From left: Jacobus Fellows Pasquale Toscano, José de Jesús Montaño López and Geneva Smith stand with Dean of the Graduate School Rodney Priestley. Ryan Unger is not pictured.
Photo by Tori Repp/Fotobuddy
José de Jesús Montaño López, Geneva Smith, Pasquale Toscano and Ryan Unger have been named winners of the Porter Ogden Jacobus Fellowship, Princeton University’s top honor for graduate students.
The Jacobus Fellows will be honored at Alumni Day ceremonies Saturday, Feb. 24.
The fellowships support the students’ final year of study at Princeton and are awarded to one Ph.D. student in each of the four divisions — humanities, social sciences, natural sciences and engineering — whose work has exhibited the highest scholarly excellence. All four fellows plan to pursue academic careers.
Geneva Smith
Smith, a sixth-year doctoral student in the Department of History who came to Princeton in 2016, earned her bachelor’s degree in anthropology and history from Columbia University in 2014. She took a leave during her Ph.D. studies to enroll at Yale Law School, crafting her own joint Ph.D./J.D. program.
Her dissertation, “Slave Courts and Compensation in the Eighteenth-Century British Atlantic,” examines the judicial system that exclusively tried the crimes of enslaved people in the 17th and 18th centuries.
Smith has built a massive archive of these court records that she unearthed in Pennsylvania, Maryland and Jamaica.
“Archives are spaces of mystery,” Smith said. “Each manuscript piece that I find, and each court case that I compile helps us paint a more complex and richer picture of what Black life was. I really got excited by the challenge of multiple historians saying, ‘These records don’t exist.’ ‘There’s no way to tell this story.’ I think I just love going to archives and seeing the records and realizing not only are they there, but we can actually build out a really rich story with what exists.”
“As a Black woman who has been through the legal system and faced its inequalities, I am uniquely positioned to do legal-historical work,” she said.
Said her adviser Wendy Warren, associate professor of history, “It’s important to underscore again the newness and consequence of this work: Because scholars had long believed records of these courts were lost, they had dismissed their importance.”
Her co-adviser Hendrik Hartog, Princeton’s Class of 1921 Bicentennial Professor in the History of American Law and Liberty, Emeritus, praised her as “the best researcher I’ve ever had as a graduate student” in his 45 years teaching at Princeton.
“Geneva is an extraordinarily talented young woman who managed to surmount quite terrible burdens in her early years,” he said. “She is strong-willed, stable, thoughtful and she has a good heart.”
He emphasized the extraordinary impact her work has had and will continue to have.
“Her results are transformative and will change the way historians write both the history of slavery in the Americas and the history of race in America,” Hartog said. “The amount of work it took for her to find these records is itself extraordinary. She found records that nobody knew existed, just by persistence, by imagination, by thinking about how to read records against what the label says they would say.”

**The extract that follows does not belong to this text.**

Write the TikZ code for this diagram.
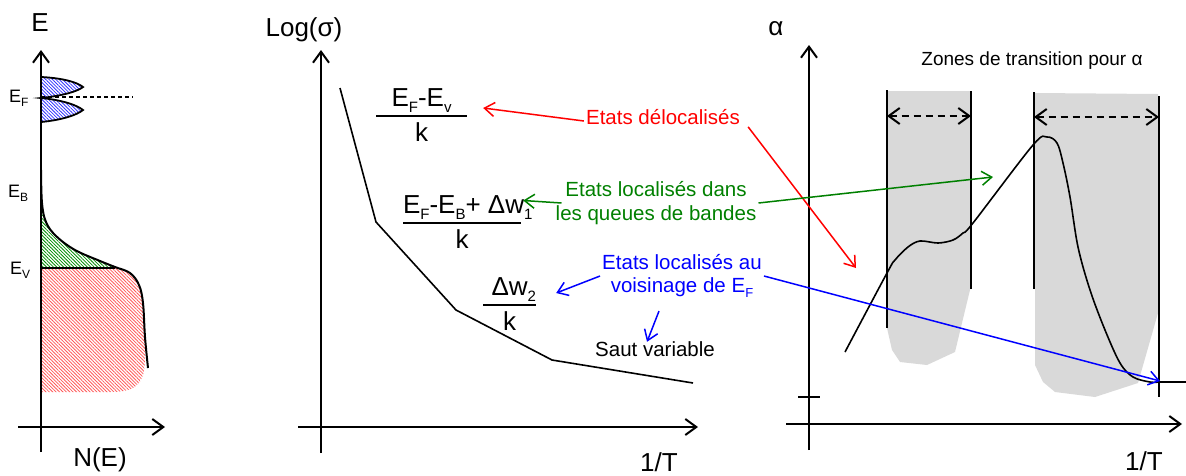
\documentclass[tikz,border=0pt]{standalone}
\usepackage{fontspec}
\setmainfont{Liberation Sans}
\usetikzlibrary{arrows.meta,patterns.meta}
\newcommand{\subtxt}[2][15]{\raisebox{-0.25em}{\fontsize{#1}{#1}\selectfont #2}}
\newcommand{\fracbox}[3]{{\setlength{\arrayrulewidth}{2pt}%
  \begin{tabular}{@{}c@{}}\makebox[#1][#2]{#3}\\\hline\rule{0pt}{24pt}k\end{tabular}}}
\tikzset{
  axis/.style      = {line width=2pt, -{Straight Barb[length=11pt,width=16pt]}},
  curve/.style     = {line width=1.6pt},
  border/.style    = {line width=2pt},
  gap/.style       = {line width=2pt, dash pattern=on 7pt off 5pt,
                      {Straight Barb[length=11pt,width=16pt]}-{Straight Barb[length=11pt,width=16pt]}},
  zone/.style      = {fill=gray!30},
  hatch/.style     = {pattern={Lines[angle=-45,distance=2.4pt,line width=0.8pt]}},
  biglabel/.style  = {font=\fontsize{26}{30}\selectfont, inner sep=1pt},
  bandlabel/.style = {font=\fontsize{18}{21}\selectfont, inner sep=0pt, anchor=base west},
  fracnode/.style  = {font=\fontsize{26}{30}\selectfont, inner sep=0pt},
  note/.style      = {font=\fontsize{20.5}{23.5}\selectfont, align=center, inner sep=2pt},
  pointer/.style   = {line width=1.5pt, -{Straight Barb[length=10pt,width=14pt]}}
}
\begin{document}
\begin{tikzpicture}[x=1pt,y=-1pt]
 \useasboundingbox (0,0) rectangle (1186,475);

 % density of states
 \fill[hatch, pattern color=red!65]
   (41,268) -- (115,268) -- plot[smooth] coordinates {(115,268) (130,273) (139,285) (143,303) (145,337) (145,358)}
   .. controls (145,385) and (135,392) .. (110,392) -- (41,392) -- cycle;
 \fill[hatch, pattern color=green!55!black]
   plot[smooth] coordinates {(41,192) (42,203) (46,222) (56,236) (75,250) (100,261) (115,268)} -- (41,268) -- cycle;
 \draw[line width=1.8pt, hatch, pattern color=blue!80]
   (41,77) .. controls (62,78) and (77,82) .. (83,87) .. controls (77,92) and (60,96) .. (41,98)
   .. controls (62,100) and (77,105) .. (83,110) .. controls (77,115) and (62,120) .. (41,122);
 \draw[line width=2pt] plot[smooth, tension=0.6] coordinates {(41,170) (42,203) (46,222) (56,236) (75,250)
   (100,261) (115,267) (130,273) (139,285) (143,303) (145,337) (148,368)};
 \draw[curve] (41,268) -- (115,268);
 \draw[curve, dash pattern=on 4pt off 3pt] (41,97) -- (133,97);
 \draw[axis] (41,452) -- (41,50);
 \draw[axis] (18,427) -- (165,427);
 \node[biglabel] (lblE) at (40,23) {E};
 \node[biglabel] (lblNE) at (100,460) {N(E)};
 \node[bandlabel] (lblEF) at (9,102) {E\subtxt[12]{F}};
 \node[bandlabel] (lblEB) at (8,197) {E\subtxt[12]{B}};
 \node[bandlabel] (lblEV) at (10,274) {E\subtxt[12]{V}};

 % conductivity
 \draw[axis] (321,453) -- (321,50);
 \draw[axis] (298,427) -- (698,427);
 \draw[curve] (340,88) -- (376,222) -- (456,310) -- (552,360) -- (693,383);
 \node[biglabel] (lblLog) at (304,30) {Log(σ)};
 \node[biglabel, anchor=base] (lblTa) at (659,471) {1/T};
 \node[fracnode] (fracA) at (421.5,117.5) {\fracbox{91pt}{c}{E\subtxt{F}-E\subtxt{v}}};
 \node[fracnode] (fracB) at (462,224.5) {\fracbox{118pt}{l}{E\subtxt{F}-E\subtxt{B}+ Δw\subtxt{1}}};
 \node[fracnode] (fracC) at (509.5,306.5) {\fracbox{53pt}{r}{Δw\subtxt{2}}};

 % thermopower
 \fill[zone] (887,91) -- (970,91) -- (970,290) -- (962,323) -- (955,352) -- (927,365)
   -- (900,362) -- (892,350) -- (887,328) -- cycle;
 \fill[zone] (1035,93) -- (1158,94) -- (1158,313) -- (1138,383) -- (1095,397) -- (1055,392)
   -- (1043,382) -- (1035,365) -- cycle;
 \draw[border] (887,90) -- (887,328);
 \draw[border] (971,91) -- (971,289);
 \draw[border] (1034,92) -- (1034,289);
 \draw[border] (1159,96) -- (1159,397);
 \draw[border] (1159,382) -- (1186,382);
 \draw[gap] (887,116) -- (971,116);
 \draw[gap] (1034,117) -- (1159,117);
 \draw[curve] (798,397) -- (820,397);
 \draw[axis] (809,450) -- (809,45);
 \draw[axis] (786,424) -- (1182,424);
 \draw[curve] plot[smooth, tension=0.55] coordinates {(845,352) (887,273) (895,260) (908,247) (920,241)
   (938,243) (953,240) (963,233) (973,223) (1033,145) (1047,137) (1057,143) (1063,163) (1070,197)
   (1078,247) (1090,290) (1105,330) (1120,363) (1133,377) (1150,382) (1159,382)};
 \node[biglabel] (lblAlpha) at (776,29) {α};
 \node[biglabel, anchor=base] (lblTb) at (1144,470) {1/T};
 \node[note, font=\fontsize{19}{22}\selectfont] (zones) at (1032,61) {Zones de transition pour α};

 % comments and pointers
 \node[note, red] (deloc) at (663,117) {Etats délocalisés};
 \node[note, green!50!black] (queues) at (656,203) {Etats localisés dans\\les queues de bandes};
 \node[note, blue] (voisin) at (682,276) {Etats localisés au\\voisinage de E\subtxt[13]{F}};
 \node[note] (saut) at (655,349) {Saut variable};
 \coordinate (tipDeloc) at (856,268);
 \coordinate (tipQueues) at (993,177);
 \coordinate (tipVoisin) at (1160,381);

 \draw[pointer, red] ([yshift=-4pt]deloc.west) -- ([xshift=16pt,yshift=9.5pt]fracA.east);
 \draw[pointer, red] ([xshift=6pt]deloc.south east) -- (tipDeloc);
 \draw[pointer, green!50!black] ([xshift=8pt]queues.west) -- ([xshift=2pt,yshift=24pt]fracB.east);
 \draw[pointer, green!50!black] (queues.east) -- (tipQueues);
 \draw[pointer, blue] (voisin.west) -- ([xshift=20pt,yshift=13.5pt]fracC.east);
 \draw[pointer, blue] ([xshift=-23pt,yshift=-11pt]voisin.south) -- ([xshift=-8pt,yshift=-2.5pt]saut.north);
 \draw[pointer, blue] (voisin.east) -- (tipVoisin);
\end{tikzpicture}
\end{document}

He praised the “relentless determination” that carried Smith into more than 30 archives on three continents as she deciphered and preserved thousands of crumbling, handwritten records. “She has a kind of ‘historian’s intuition’ that led her to the confidence to know that these records would exist if she just kept at it. I really admire it.”

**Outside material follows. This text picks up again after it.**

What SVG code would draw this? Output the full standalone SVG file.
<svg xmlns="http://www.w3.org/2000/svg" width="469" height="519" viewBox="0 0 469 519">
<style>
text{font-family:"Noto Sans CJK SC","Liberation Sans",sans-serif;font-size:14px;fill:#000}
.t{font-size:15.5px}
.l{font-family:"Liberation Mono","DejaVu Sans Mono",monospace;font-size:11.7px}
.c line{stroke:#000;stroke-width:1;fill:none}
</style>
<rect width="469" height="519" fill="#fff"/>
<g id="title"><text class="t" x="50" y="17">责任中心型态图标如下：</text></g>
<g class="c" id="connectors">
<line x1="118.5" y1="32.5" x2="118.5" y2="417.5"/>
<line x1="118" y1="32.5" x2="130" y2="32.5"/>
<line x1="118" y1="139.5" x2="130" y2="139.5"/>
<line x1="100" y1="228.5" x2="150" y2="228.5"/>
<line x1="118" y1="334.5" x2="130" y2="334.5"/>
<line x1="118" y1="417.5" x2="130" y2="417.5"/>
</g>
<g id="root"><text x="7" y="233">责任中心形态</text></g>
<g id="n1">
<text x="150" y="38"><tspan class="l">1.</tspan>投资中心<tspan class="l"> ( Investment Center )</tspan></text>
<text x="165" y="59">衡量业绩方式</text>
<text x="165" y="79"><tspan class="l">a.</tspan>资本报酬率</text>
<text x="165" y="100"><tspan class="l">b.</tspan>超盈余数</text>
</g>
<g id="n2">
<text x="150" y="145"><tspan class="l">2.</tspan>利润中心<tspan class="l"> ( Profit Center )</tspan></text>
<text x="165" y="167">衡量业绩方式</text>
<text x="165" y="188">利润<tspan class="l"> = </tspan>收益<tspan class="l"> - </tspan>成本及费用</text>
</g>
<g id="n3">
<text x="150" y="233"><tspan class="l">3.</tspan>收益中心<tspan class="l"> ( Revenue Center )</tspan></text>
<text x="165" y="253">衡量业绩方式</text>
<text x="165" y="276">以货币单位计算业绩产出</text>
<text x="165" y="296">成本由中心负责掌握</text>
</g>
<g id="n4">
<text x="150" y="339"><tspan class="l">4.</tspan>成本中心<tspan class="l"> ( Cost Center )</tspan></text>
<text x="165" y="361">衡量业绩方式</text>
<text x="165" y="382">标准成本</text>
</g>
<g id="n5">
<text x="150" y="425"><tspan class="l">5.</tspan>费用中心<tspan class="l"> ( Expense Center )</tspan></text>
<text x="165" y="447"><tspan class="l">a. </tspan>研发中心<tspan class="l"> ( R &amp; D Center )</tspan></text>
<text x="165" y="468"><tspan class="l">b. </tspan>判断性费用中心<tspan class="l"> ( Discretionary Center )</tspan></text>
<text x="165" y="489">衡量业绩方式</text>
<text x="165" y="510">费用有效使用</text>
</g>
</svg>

During her time at Princeton, Smith worked on the Princeton and Slavery Project, coordinated the Colonial Americas Workshop and participated in the Black Graduate Student Caucus as well as the Graduate Women of Color Caucus. Next year, she will finish her final year at Yale Law School, where she has been the academics chair of Yale Law Women+, the academic development chair of the Yale Black Law Students Association, and a fellow in the Program for Reproductive Justice and Reproductive Rights.